Integration Risk Starts Before the Contract Is Signed
Many teams think integration risk begins once a vendor or partner is selected and the work starts.
In reality, integration risk often begins much earlier.
It starts when the organisation is still in evaluation mode, but has not clearly defined:
• Who will own the integration
• What data or process dependencies are critical
• What assumptions are being made about timing
• What internal resources will actually be available
• What issues must be solved before implementation begins
If those things are not visible before the signature, then the contract does not remove uncertainty. It often locks the organisation into it.
That is why readiness must sit inside the diligence process, not after it.
When integration is treated as a downstream technical problem, the business can miss the operating design questions that actually determine whether implementation will feel controlled or chaotic. A vendor may appear capable. The proposal may look sound. But if the organisation itself is not structurally ready, the early stages of implementation become fragile.

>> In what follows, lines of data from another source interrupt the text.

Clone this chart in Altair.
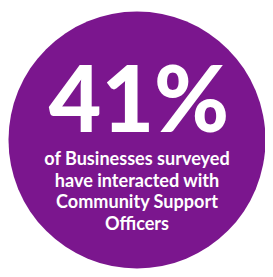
import altair as alt
import pandas as pd

# Data
headline = ["41%"]
caption_lines = ["of Businesses surveyed", "have interacted with", "Community Support", "Officers"]
share = [41]

PURPLE = "#7b168e"
FONT = "Lato"

base = alt.Chart(pd.DataFrame({"share": share, "headline": headline,
                               "caption": ["\n".join(caption_lines)]}))

disc = base.mark_arc(radius=131.5, theta=0, theta2=6.2832, color=PURPLE).encode(
    x=alt.value(132), y=alt.value(132)
)

big = base.mark_text(font=FONT, fontWeight=900, fontSize=93, color="white",
                     align="center", baseline="alphabetic").encode(
    x=alt.value(134), y=alt.value(123.5), text="headline:N"
)

small = base.mark_text(font=FONT, fontWeight="bold", fontSize=18.5, color="white",
                       align="center", baseline="alphabetic", lineBreak="\n",
                       lineHeight=22).encode(
    x=alt.value(132), y=alt.value(158), text="caption:N"
)

chart = alt.layer(disc, big, small).properties(
    width=263, height=265, padding=0, autosize="none", background="white"
).configure_view(stroke=None)

chart.save("out.html", embed_options={"renderer": "svg", "actions": False})
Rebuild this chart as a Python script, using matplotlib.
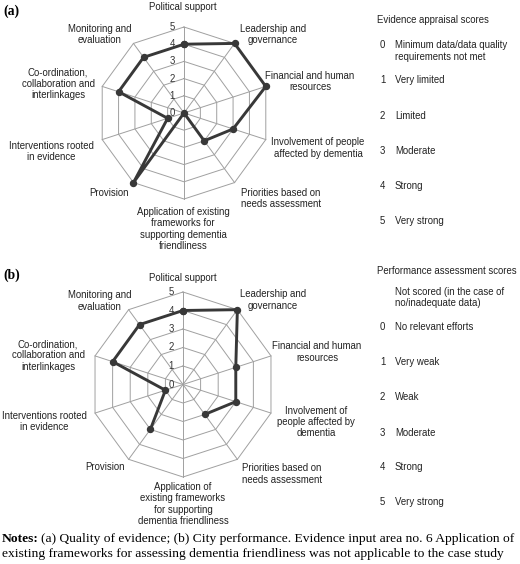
import numpy as np
import matplotlib
matplotlib.use('Agg')
import matplotlib.pyplot as plt

plt.rcParams['font.family'] = ['Liberation Sans', 'DejaVu Sans']

W, H = 520, 564

# ---- data ----
labels_a = ['Political support', 'Leadership and\ngovernance', 'Financial and human\nresources',
            'Involvement of people\naffected by dementia', 'Priorities based on\nneeds assessment',
            'Application of existing\nframeworks for\nsupporting dementia\nfriendliness',
            'Provision', 'Interventions rooted\nin evidence',
            'Co-ordination,\ncollaboration and\ninterlinkages', 'Monitoring and\nevaluation']
labels_b = ['Political support', 'Leadership and\ngovernance', 'Financial and human\nresources',
            'Involvement of\npeople affected by\ndementia', 'Priorities based on\nneeds assessment',
            'Application of\nexisting frameworks\nfor supporting\ndementia friendliness',
            'Provision', 'Interventions rooted\nin evidence',
            'Co-ordination,\ncollaboration and\ninterlinkages', 'Monitoring and\nevaluation']
evidence_scores = [4, 5, 5, 3, 2, 0, 5, 1, 4, 4]
performance_scores = [4, 5, 3, 3, 2, np.nan, 3, 1, 4, 4]  # application not scored
ticks = [0, 1, 2, 3, 4, 5]

legend_a_title = 'Evidence appraisal scores'
legend_a = [('0', 'Minimum data/data quality\nrequirements not met'), ('1', 'Very limited'),
            ('2', 'Limited'), ('3', 'Moderate'), ('4', 'Strong'), ('5', 'Very strong')]
legend_b_title = 'Performance assessment scores'
legend_b = [('', 'Not scored (in the case of\nno/inadequate data)'), ('0', 'No relevant efforts'),
            ('1', 'Very weak'), ('2', 'Weak'), ('3', 'Moderate'), ('4', 'Strong'), ('5', 'Very strong')]

# ---- layout (pixels from top-left) ----
pos_a = [(183, 7), (273, 34.5), (310, 81.5), (318, 148), (281, 198.5), (183, 229),
         (109, 193), (51, 151.5), (58, 84), (100, 34.5)]
pos_b = [(183, 278), (273, 300), (317, 352), (316, 422), (282, 474), (183, 504),
         (105, 467), (44, 421.5), (48, 355.5), (100, 301)]
leg_y_a = [51, 80, 116, 151, 186, 221]
leg_y_b = [297.5, 327, 362, 397, 433, 467, 502]

FS = 6.9
NOTE_FS = 9.7
GRID = '#a0a0a0'
LINE = '#383838'

fig = plt.figure(figsize=(W / 100, H / 100), dpi=100)


def fxy(x, y):
    return x / W, 1 - y / H


def radar(center, u, values, labels, label_pos):
    cx, cy = center
    L = 6
    ax = fig.add_axes([(cx - L * u) / W, (H - cy - L * u) / H, 2 * L * u / W, 2 * L * u / H])
    ax.set_xlim(-L, L)
    ax.set_ylim(-L, L)
    ax.axis('off')
    n = len(values)
    theta = np.deg2rad(90 - 360 / n * np.arange(n))
    ring = np.append(theta, theta[0])
    for r in ticks[1:]:
        ax.plot(r * np.cos(ring), r * np.sin(ring), color=GRID, lw=0.7, zorder=1)
    for t in theta:
        ax.plot([0, 5 * np.cos(t)], [0, 5 * np.sin(t)], color=GRID, lw=0.7, zorder=1)
    for r in ticks:
        ax.text(-12 / u, r, str(r), ha='center', va='center', fontsize=FS, color='#333333', zorder=2)
    v = np.append(values, values[0])
    ax.plot(v * np.cos(ring), v * np.sin(ring), color=LINE, lw=2.1, marker='o',
            markersize=4.3, zorder=3)
    for lab, (x, y) in zip(labels, label_pos):
        fig.text(*fxy(x, y), lab, ha='center', va='center', fontsize=FS, color='#222222',
                 linespacing=1.15)
    return ax


def legend(title, title_y, entries, ys):
    fig.text(*fxy(377, title_y), title, ha='left', va='center', fontsize=FS, color='#222222')
    for (num, txt), y in zip(entries, ys):
        nlines = txt.count('\n') + 1
        first = y - (nlines - 1) * 6
        if num:
            fig.text(*fxy(380, first), num, ha='left', va='center', fontsize=FS, color='#222222')
        fig.text(*fxy(395, y), txt, ha='left', va='center', fontsize=FS, color='#222222',
                 linespacing=1.15)


radar((184, 113), 17.2, evidence_scores, labels_a, pos_a)
radar((183, 384.5), 18.5, performance_scores, labels_b, pos_b)
legend(legend_a_title, 20, legend_a, leg_y_a)
legend(legend_b_title, 271, legend_b, leg_y_b)

fig.text(*fxy(3, 11), '(a)', fontsize=9.8, fontweight='bold', family='Liberation Serif',
         ha='left', va='center')
fig.text(*fxy(3, 275), '(b)', fontsize=9.8, fontweight='bold', family='Liberation Serif',
         ha='left', va='center')

# notes
t = fig.text(*fxy(2, 539), 'Notes:', fontsize=NOTE_FS, fontweight='bold', family='Liberation Serif',
             ha='left', va='center')
fig.canvas.draw()
bb = t.get_window_extent()
fig.text(bb.x1 / W + 2.5 / W, 1 - 539 / H,
         '(a) Quality of evidence; (b) City performance. Evidence input area no. 6 Application of',
         fontsize=NOTE_FS, family='Liberation Serif', ha='left', va='center')
fig.text(*fxy(2, 554),
         'existing frameworks for assessing dementia friendliness was not applicable to the case study',
         fontsize=NOTE_FS, family='Liberation Serif', ha='left', va='center')

fig.savefig('out.png', dpi=100)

This is not simply a vendor issue.
It is a governance issue.
Acquire should help organisations surface integration risk while the decision is still being shaped. That means translating commercial evaluation into operational reality:
• Who owns the next stage
• What remains unresolved
• What needs approval
• What will be measured
• What conditions must hold before work starts
This creates a better quality of commitment.
It does not mean every risk disappears before the contract. It means the organisation goes forward with clearer awareness, stronger evidence, and less internal ambiguity.
A contract formalises a decision.
It does not repair a weak one.
That is why integration risk should be visible before signature, not discovered after momentum makes reversal harder.
The better the readiness logic before commitment, the cleaner the execution path afterwards.